(Source records)
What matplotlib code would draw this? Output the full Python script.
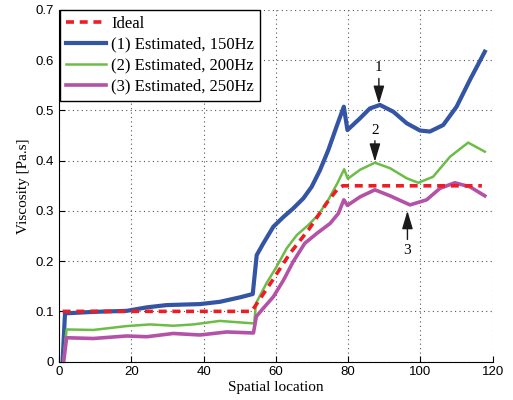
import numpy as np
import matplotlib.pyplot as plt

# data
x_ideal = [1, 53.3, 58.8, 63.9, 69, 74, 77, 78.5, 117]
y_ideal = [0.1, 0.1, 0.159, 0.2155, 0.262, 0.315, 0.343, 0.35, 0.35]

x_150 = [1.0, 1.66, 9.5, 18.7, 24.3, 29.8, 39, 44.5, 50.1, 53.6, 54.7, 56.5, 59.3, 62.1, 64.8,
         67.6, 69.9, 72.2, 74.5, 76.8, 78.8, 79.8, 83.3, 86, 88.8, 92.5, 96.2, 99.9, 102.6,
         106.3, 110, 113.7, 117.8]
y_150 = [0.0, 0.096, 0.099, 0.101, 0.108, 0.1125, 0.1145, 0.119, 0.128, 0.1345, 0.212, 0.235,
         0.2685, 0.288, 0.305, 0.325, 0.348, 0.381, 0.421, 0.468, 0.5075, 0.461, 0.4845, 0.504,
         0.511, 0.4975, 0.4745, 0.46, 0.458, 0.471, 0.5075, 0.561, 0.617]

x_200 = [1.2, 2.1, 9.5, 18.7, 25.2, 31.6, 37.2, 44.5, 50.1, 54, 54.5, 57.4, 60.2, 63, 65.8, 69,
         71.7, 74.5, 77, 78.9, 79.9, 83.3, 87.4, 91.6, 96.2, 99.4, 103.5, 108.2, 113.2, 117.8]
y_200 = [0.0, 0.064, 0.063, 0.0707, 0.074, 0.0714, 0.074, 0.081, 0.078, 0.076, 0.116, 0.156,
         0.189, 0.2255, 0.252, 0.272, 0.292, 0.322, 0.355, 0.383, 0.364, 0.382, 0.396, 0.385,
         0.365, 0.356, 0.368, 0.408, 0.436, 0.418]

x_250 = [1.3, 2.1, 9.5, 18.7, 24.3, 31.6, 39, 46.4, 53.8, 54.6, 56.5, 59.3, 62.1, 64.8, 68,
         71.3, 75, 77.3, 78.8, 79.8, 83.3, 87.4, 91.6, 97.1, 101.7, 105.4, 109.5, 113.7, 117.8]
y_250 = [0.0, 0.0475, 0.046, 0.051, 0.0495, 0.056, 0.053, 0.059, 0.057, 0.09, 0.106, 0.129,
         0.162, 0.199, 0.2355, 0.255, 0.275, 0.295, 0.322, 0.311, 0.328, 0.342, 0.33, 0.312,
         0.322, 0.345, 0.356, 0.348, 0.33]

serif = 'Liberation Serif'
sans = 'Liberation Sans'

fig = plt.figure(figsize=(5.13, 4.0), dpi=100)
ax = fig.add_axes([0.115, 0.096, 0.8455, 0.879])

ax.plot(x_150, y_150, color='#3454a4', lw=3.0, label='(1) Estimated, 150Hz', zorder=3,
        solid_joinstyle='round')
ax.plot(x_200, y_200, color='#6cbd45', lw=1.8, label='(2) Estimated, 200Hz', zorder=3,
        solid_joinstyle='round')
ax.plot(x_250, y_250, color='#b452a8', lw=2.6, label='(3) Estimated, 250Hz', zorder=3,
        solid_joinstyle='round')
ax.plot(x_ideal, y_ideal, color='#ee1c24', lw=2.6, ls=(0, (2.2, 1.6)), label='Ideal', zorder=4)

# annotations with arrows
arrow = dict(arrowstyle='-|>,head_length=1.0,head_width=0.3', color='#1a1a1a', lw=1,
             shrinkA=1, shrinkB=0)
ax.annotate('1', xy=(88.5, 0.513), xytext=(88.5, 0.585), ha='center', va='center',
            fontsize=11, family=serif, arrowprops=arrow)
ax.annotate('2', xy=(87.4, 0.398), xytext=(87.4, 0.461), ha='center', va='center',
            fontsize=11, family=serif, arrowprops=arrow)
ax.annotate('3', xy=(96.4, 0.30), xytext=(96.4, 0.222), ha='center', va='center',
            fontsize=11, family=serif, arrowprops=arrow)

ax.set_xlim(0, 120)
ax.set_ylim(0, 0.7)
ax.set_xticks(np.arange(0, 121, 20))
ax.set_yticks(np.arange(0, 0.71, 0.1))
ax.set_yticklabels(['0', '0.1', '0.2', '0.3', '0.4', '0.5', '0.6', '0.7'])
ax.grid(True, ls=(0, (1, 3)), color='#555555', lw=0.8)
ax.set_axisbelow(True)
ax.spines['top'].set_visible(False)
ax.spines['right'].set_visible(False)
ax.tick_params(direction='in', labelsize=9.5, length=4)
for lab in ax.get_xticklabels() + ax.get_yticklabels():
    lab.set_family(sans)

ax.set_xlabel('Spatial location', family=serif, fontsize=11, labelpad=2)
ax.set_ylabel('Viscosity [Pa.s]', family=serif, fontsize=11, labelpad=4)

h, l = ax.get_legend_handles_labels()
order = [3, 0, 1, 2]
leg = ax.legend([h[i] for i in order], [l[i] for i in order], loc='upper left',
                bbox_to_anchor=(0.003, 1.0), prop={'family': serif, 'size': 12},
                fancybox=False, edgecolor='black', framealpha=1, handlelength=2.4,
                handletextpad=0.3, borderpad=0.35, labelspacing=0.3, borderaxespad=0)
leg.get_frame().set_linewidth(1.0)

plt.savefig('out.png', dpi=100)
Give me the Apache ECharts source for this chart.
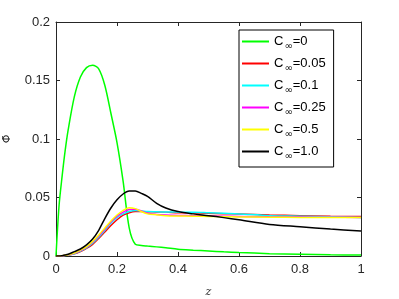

AIM OF THE EXERCISE:
Pictures are excluded; extract exactly the lines from the start of the data through the line that holds "sans = 'Liberation Sans'", both ends included.

RESULT OF THIS TASK:
What matplotlib code would draw this? Output the full Python script.
import numpy as np
import matplotlib.pyplot as plt

# data
x_ideal = [1, 53.3, 58.8, 63.9, 69, 74, 77, 78.5, 117]
y_ideal = [0.1, 0.1, 0.159, 0.2155, 0.262, 0.315, 0.343, 0.35, 0.35]

x_150 = [1.0, 1.66, 9.5, 18.7, 24.3, 29.8, 39, 44.5, 50.1, 53.6, 54.7, 56.5, 59.3, 62.1, 64.8,
         67.6, 69.9, 72.2, 74.5, 76.8, 78.8, 79.8, 83.3, 86, 88.8, 92.5, 96.2, 99.9, 102.6,
         106.3, 110, 113.7, 117.8]
y_150 = [0.0, 0.096, 0.099, 0.101, 0.108, 0.1125, 0.1145, 0.119, 0.128, 0.1345, 0.212, 0.235,
         0.2685, 0.288, 0.305, 0.325, 0.348, 0.381, 0.421, 0.468, 0.5075, 0.461, 0.4845, 0.504,
         0.511, 0.4975, 0.4745, 0.46, 0.458, 0.471, 0.5075, 0.561, 0.617]

x_200 = [1.2, 2.1, 9.5, 18.7, 25.2, 31.6, 37.2, 44.5, 50.1, 54, 54.5, 57.4, 60.2, 63, 65.8, 69,
         71.7, 74.5, 77, 78.9, 79.9, 83.3, 87.4, 91.6, 96.2, 99.4, 103.5, 108.2, 113.2, 117.8]
y_200 = [0.0, 0.064, 0.063, 0.0707, 0.074, 0.0714, 0.074, 0.081, 0.078, 0.076, 0.116, 0.156,
         0.189, 0.2255, 0.252, 0.272, 0.292, 0.322, 0.355, 0.383, 0.364, 0.382, 0.396, 0.385,
         0.365, 0.356, 0.368, 0.408, 0.436, 0.418]

x_250 = [1.3, 2.1, 9.5, 18.7, 24.3, 31.6, 39, 46.4, 53.8, 54.6, 56.5, 59.3, 62.1, 64.8, 68,
         71.3, 75, 77.3, 78.8, 79.8, 83.3, 87.4, 91.6, 97.1, 101.7, 105.4, 109.5, 113.7, 117.8]
y_250 = [0.0, 0.0475, 0.046, 0.051, 0.0495, 0.056, 0.053, 0.059, 0.057, 0.09, 0.106, 0.129,
         0.162, 0.199, 0.2355, 0.255, 0.275, 0.295, 0.322, 0.311, 0.328, 0.342, 0.33, 0.312,
         0.322, 0.345, 0.356, 0.348, 0.33]

serif = 'Liberation Serif'
sans = 'Liberation Sans'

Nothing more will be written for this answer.